An atomic pile “goes critical” when a chain reaction of nuclear fission becomes self-sustaining; for an atomic pile, or an atomic bomb, there is some minimum amount of fissionable material that has to be compacted together to keep the reaction from petering out. … The principle of critical mass is so simple that it is no wonder that it shows up in epidemiology, fashion, survival and extinction of species, language systems, racial integration, jaywalking, panic behavior, and political movements. Thomas C. Schelling (1978, p. 89) The idea of the critical mass is central to many understandings of collective action. Social movement activists, community leaders, and fund-raisers use the term when they talk about getting together enough resources to accomplish some goal. They express the understanding that it takes some minimum number of people or some minimum accumulation of seed money to draw in the participation and contributions of others. The phenomenon can also be seen in other, less intentional forms of collective action.
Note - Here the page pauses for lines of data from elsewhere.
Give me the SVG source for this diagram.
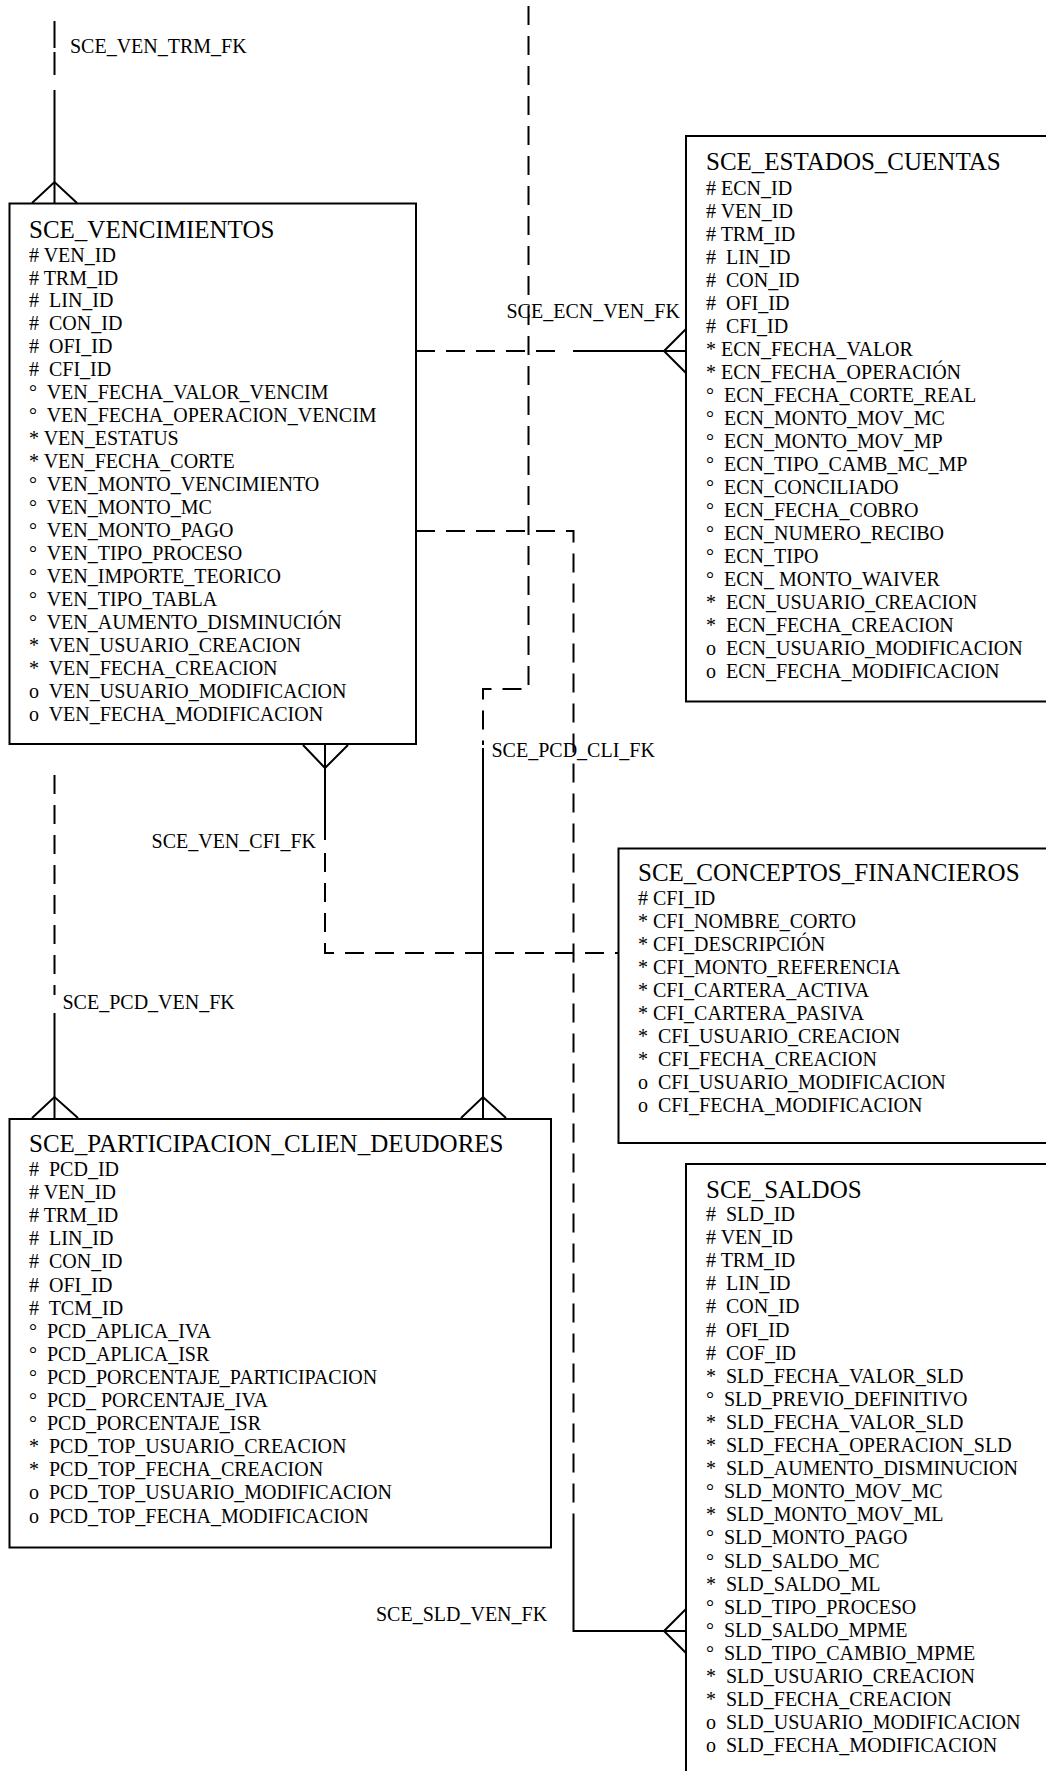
<svg xmlns="http://www.w3.org/2000/svg" width="1046" height="1771" viewBox="0 0 1046 1771">
<style>
.bg{fill:#fff}
.box{fill:#fff;stroke:#000;stroke-width:2}
.t{font-family:"Liberation Serif","Times New Roman",serif;font-size:20px;fill:#000}
.h{font-size:25px}
.sol{fill:none;stroke:#000;stroke-width:2}
.dsh{fill:none;stroke:#000;stroke-width:2;stroke-dasharray:19 11}
</style>
<rect class="bg" x="0" y="0" width="1046" height="1771"/>
<g id="connectors">
  <!-- SCE_VEN_TRM_FK -->
  <path class="sol" d="M54.5 21V48M54.5 52V75M54.5 90V203"/>
  <path class="sol" d="M32 203L54.5 182L77 203"/>
  <!-- SCE_ECN_VEN_FK -->
  <path class="dsh" d="M416 351H566"/>
  <path class="sol" d="M573 351H686"/>
  <path class="sol" d="M686 329L664 351L686 373"/>
  <!-- SCE_SLD_VEN_FK -->
  <path class="dsh" d="M416 531H573.5V1530"/>
  <path class="sol" d="M573.5 1530V1631H686"/>
  <path class="sol" d="M686 1609L664 1631L686 1653"/>
  <!-- SCE_PCD_CLI_FK -->
  <path class="dsh" d="M528.5 6V689H483V745"/>
  <path class="sol" d="M483 748V1118"/>
  <path class="sol" d="M461 1118L483 1097L506 1118"/>
  <!-- SCE_VEN_CFI_FK -->
  <path class="sol" d="M303 745L325 768L348 745M325 745V840"/>
  <path class="dsh" d="M325 853V953H618"/>
  <!-- SCE_PCD_VEN_FK -->
  <path class="dsh" d="M54.5 775V995"/>
  <path class="sol" d="M54.5 1013V1118"/>
  <path class="sol" d="M32 1118L54.5 1097L78 1118"/>
  <!-- labels -->
  <text class="t" x="70" y="53">SCE_VEN_TRM_FK</text>
  <text class="t" x="506.5" y="318">SCE_ECN_VEN_FK</text>
  <text class="t" x="491.5" y="757">SCE_PCD_CLI_FK</text>
  <text class="t" x="316" y="848" text-anchor="end">SCE_VEN_CFI_FK</text>
  <text class="t" x="62.5" y="1009">SCE_PCD_VEN_FK</text>
  <text class="t" x="376" y="1621">SCE_SLD_VEN_FK</text>
</g>
<g id="SCE_VENCIMIENTOS">
  <rect class="box" x="9.5" y="203.5" width="406.5" height="540.5"/>
  <text class="t h" x="29" y="237.5">SCE_VENCIMIENTOS</text>
  <text class="t" x="29" y="261.5"># VEN_ID</text>
  <text class="t" x="29" y="284.5"># TRM_ID</text>
  <text class="t" x="29" y="307.4">#&#160; LIN_ID</text>
  <text class="t" x="29" y="330.4">#&#160; CON_ID</text>
  <text class="t" x="29" y="353.3">#&#160; OFI_ID</text>
  <text class="t" x="29" y="376.3">#&#160; CFI_ID</text>
  <text class="t" x="29" y="399.3">°&#160; VEN_FECHA_VALOR_VENCIM</text>
  <text class="t" x="29" y="422.2">°&#160; VEN_FECHA_OPERACION_VENCIM</text>
  <text class="t" x="29" y="445.2">* VEN_ESTATUS</text>
  <text class="t" x="29" y="468.1">* VEN_FECHA_CORTE</text>
  <text class="t" x="29" y="491.1">°&#160; VEN_MONTO_VENCIMIENTO</text>
  <text class="t" x="29" y="514.1">°&#160; VEN_MONTO_MC</text>
  <text class="t" x="29" y="537">°&#160; VEN_MONTO_PAGO</text>
  <text class="t" x="29" y="560">°&#160; VEN_TIPO_PROCESO</text>
  <text class="t" x="29" y="582.9">°&#160; VEN_IMPORTE_TEORICO</text>
  <text class="t" x="29" y="605.9">°&#160; VEN_TIPO_TABLA</text>
  <text class="t" x="29" y="628.9">°&#160; VEN_AUMENTO_DISMINUCIÓN</text>
  <text class="t" x="29" y="651.8">*&#160; VEN_USUARIO_CREACION</text>
  <text class="t" x="29" y="674.8">*&#160; VEN_FECHA_CREACION</text>
  <text class="t" x="29" y="697.7">o&#160; VEN_USUARIO_MODIFICACION</text>
  <text class="t" x="29" y="720.7">o&#160; VEN_FECHA_MODIFICACION</text>
</g>
<g id="SCE_ESTADOS_CUENTAS">
  <rect class="box" x="686" y="136" width="370" height="565.5"/>
  <text class="t h" x="706" y="170">SCE_ESTADOS_CUENTAS</text>
  <text class="t" x="706" y="194.6"># ECN_ID</text>
  <text class="t" x="706" y="217.6"># VEN_ID</text>
  <text class="t" x="706" y="240.6"># TRM_ID</text>
  <text class="t" x="706" y="263.6">#&#160; LIN_ID</text>
  <text class="t" x="706" y="286.6">#&#160; CON_ID</text>
  <text class="t" x="706" y="309.6">#&#160; OFI_ID</text>
  <text class="t" x="706" y="332.6">#&#160; CFI_ID</text>
  <text class="t" x="706" y="355.6">* ECN_FECHA_VALOR</text>
  <text class="t" x="706" y="378.6">* ECN_FECHA_OPERACIÓN</text>
  <text class="t" x="706" y="401.6">°&#160; ECN_FECHA_CORTE_REAL</text>
  <text class="t" x="706" y="424.6">°&#160; ECN_MONTO_MOV_MC</text>
  <text class="t" x="706" y="447.6">°&#160; ECN_MONTO_MOV_MP</text>
  <text class="t" x="706" y="470.6">°&#160; ECN_TIPO_CAMB_MC_MP</text>
  <text class="t" x="706" y="493.6">°&#160; ECN_CONCILIADO</text>
  <text class="t" x="706" y="516.6">°&#160; ECN_FECHA_COBRO</text>
  <text class="t" x="706" y="539.6">°&#160; ECN_NUMERO_RECIBO</text>
  <text class="t" x="706" y="562.6">°&#160; ECN_TIPO</text>
  <text class="t" x="706" y="585.6">°&#160; ECN_ MONTO_WAIVER</text>
  <text class="t" x="706" y="608.6">*&#160; ECN_USUARIO_CREACION</text>
  <text class="t" x="706" y="631.6">*&#160; ECN_FECHA_CREACION</text>
  <text class="t" x="706" y="654.6">o&#160; ECN_USUARIO_MODIFICACION</text>
  <text class="t" x="706" y="677.6">o&#160; ECN_FECHA_MODIFICACION</text>
</g>
<g id="SCE_CONCEPTOS_FINANCIEROS">
  <rect class="box" x="618.5" y="848.5" width="440" height="294.5"/>
  <text class="t h" x="638" y="881">SCE_CONCEPTOS_FINANCIEROS</text>
  <text class="t" x="638" y="905"># CFI_ID</text>
  <text class="t" x="638" y="928">* CFI_NOMBRE_CORTO</text>
  <text class="t" x="638" y="950.9">* CFI_DESCRIPCIÓN</text>
  <text class="t" x="638" y="973.9">* CFI_MONTO_REFERENCIA</text>
  <text class="t" x="638" y="996.8">* CFI_CARTERA_ACTIVA</text>
  <text class="t" x="638" y="1019.8">* CFI_CARTERA_PASIVA</text>
  <text class="t" x="638" y="1042.8">*&#160; CFI_USUARIO_CREACION</text>
  <text class="t" x="638" y="1065.7">*&#160; CFI_FECHA_CREACION</text>
  <text class="t" x="638" y="1088.7">o&#160; CFI_USUARIO_MODIFICACION</text>
  <text class="t" x="638" y="1111.6">o&#160; CFI_FECHA_MODIFICACION</text>
</g>
<g id="SCE_PARTICIPACION_CLIEN_DEUDORES">
  <rect class="box" x="9.5" y="1119" width="541.5" height="428.5"/>
  <text class="t h" x="29" y="1152">SCE_PARTICIPACION_CLIEN_DEUDORES</text>
  <text class="t" x="29" y="1176">#&#160; PCD_ID</text>
  <text class="t" x="29" y="1199.1"># VEN_ID</text>
  <text class="t" x="29" y="1222.2"># TRM_ID</text>
  <text class="t" x="29" y="1245.3">#&#160; LIN_ID</text>
  <text class="t" x="29" y="1268.4">#&#160; CON_ID</text>
  <text class="t" x="29" y="1291.5">#&#160; OFI_ID</text>
  <text class="t" x="29" y="1314.6">#&#160; TCM_ID</text>
  <text class="t" x="29" y="1337.7">°&#160; PCD_APLICA_IVA</text>
  <text class="t" x="29" y="1360.8">°&#160; PCD_APLICA_ISR</text>
  <text class="t" x="29" y="1383.9">°&#160; PCD_PORCENTAJE_PARTICIPACION</text>
  <text class="t" x="29" y="1407">°&#160; PCD_ PORCENTAJE_IVA</text>
  <text class="t" x="29" y="1430.1">°&#160; PCD_PORCENTAJE_ISR</text>
  <text class="t" x="29" y="1453.2">*&#160; PCD_TOP_USUARIO_CREACION</text>
  <text class="t" x="29" y="1476.3">*&#160; PCD_TOP_FECHA_CREACION</text>
  <text class="t" x="29" y="1499.4">o&#160; PCD_TOP_USUARIO_MODIFICACION</text>
  <text class="t" x="29" y="1522.5">o&#160; PCD_TOP_FECHA_MODIFICACION</text>
</g>
<g id="SCE_SALDOS">
  <rect class="box" x="686" y="1164" width="370" height="620"/>
  <text class="t h" x="706" y="1197.5">SCE_SALDOS</text>
  <text class="t" x="706" y="1221">#&#160; SLD_ID</text>
  <text class="t" x="706" y="1244.1"># VEN_ID</text>
  <text class="t" x="706" y="1267.2"># TRM_ID</text>
  <text class="t" x="706" y="1290.3">#&#160; LIN_ID</text>
  <text class="t" x="706" y="1313.4">#&#160; CON_ID</text>
  <text class="t" x="706" y="1336.5">#&#160; OFI_ID</text>
  <text class="t" x="706" y="1359.6">#&#160; COF_ID</text>
  <text class="t" x="706" y="1382.7">*&#160; SLD_FECHA_VALOR_SLD</text>
  <text class="t" x="706" y="1405.8">°&#160; SLD_PREVIO_DEFINITIVO</text>
  <text class="t" x="706" y="1428.9">*&#160; SLD_FECHA_VALOR_SLD</text>
  <text class="t" x="706" y="1452">*&#160; SLD_FECHA_OPERACION_SLD</text>
  <text class="t" x="706" y="1475.1">*&#160; SLD_AUMENTO_DISMINUCION</text>
  <text class="t" x="706" y="1498.2">°&#160; SLD_MONTO_MOV_MC</text>
  <text class="t" x="706" y="1521.3">*&#160; SLD_MONTO_MOV_ML</text>
  <text class="t" x="706" y="1544.4">°&#160; SLD_MONTO_PAGO</text>
  <text class="t" x="706" y="1567.5">°&#160; SLD_SALDO_MC</text>
  <text class="t" x="706" y="1590.6">*&#160; SLD_SALDO_ML</text>
  <text class="t" x="706" y="1613.7">°&#160; SLD_TIPO_PROCESO</text>
  <text class="t" x="706" y="1636.8">°&#160; SLD_SALDO_MPME</text>
  <text class="t" x="706" y="1659.9">°&#160; SLD_TIPO_CAMBIO_MPME</text>
  <text class="t" x="706" y="1683">*&#160; SLD_USUARIO_CREACION</text>
  <text class="t" x="706" y="1706.1">*&#160; SLD_FECHA_CREACION</text>
  <text class="t" x="706" y="1729.2">o&#160; SLD_USUARIO_MODIFICACION</text>
  <text class="t" x="706" y="1752.3">o&#160; SLD_FECHA_MODIFICACION</text>
</g>
</svg>
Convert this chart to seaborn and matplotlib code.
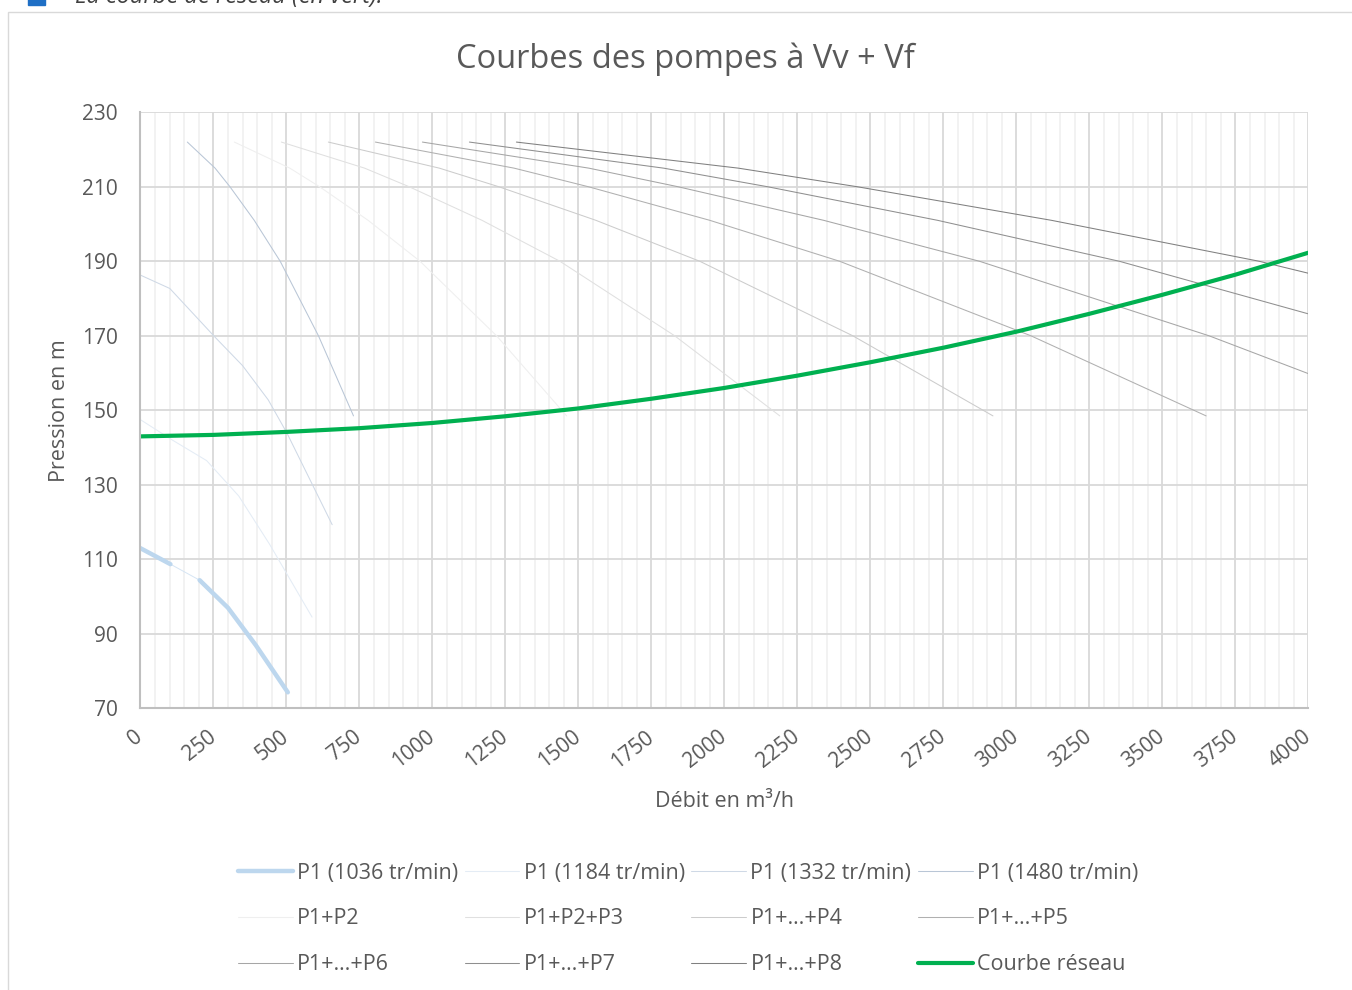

Lynchings, wildcat strikes, and riots proceed when people become convinced that enough others are participating. Detailed observational studies of spontaneous collective action show incipient “organizers” calling to others to join their action, and they show potential participants talking to each other and reaching a common agreement about who will act (see McPhail 1971; Berk 1974; Fantasia 1988). The riot was the archetypal phenomenon of interest for early analysts of collective action.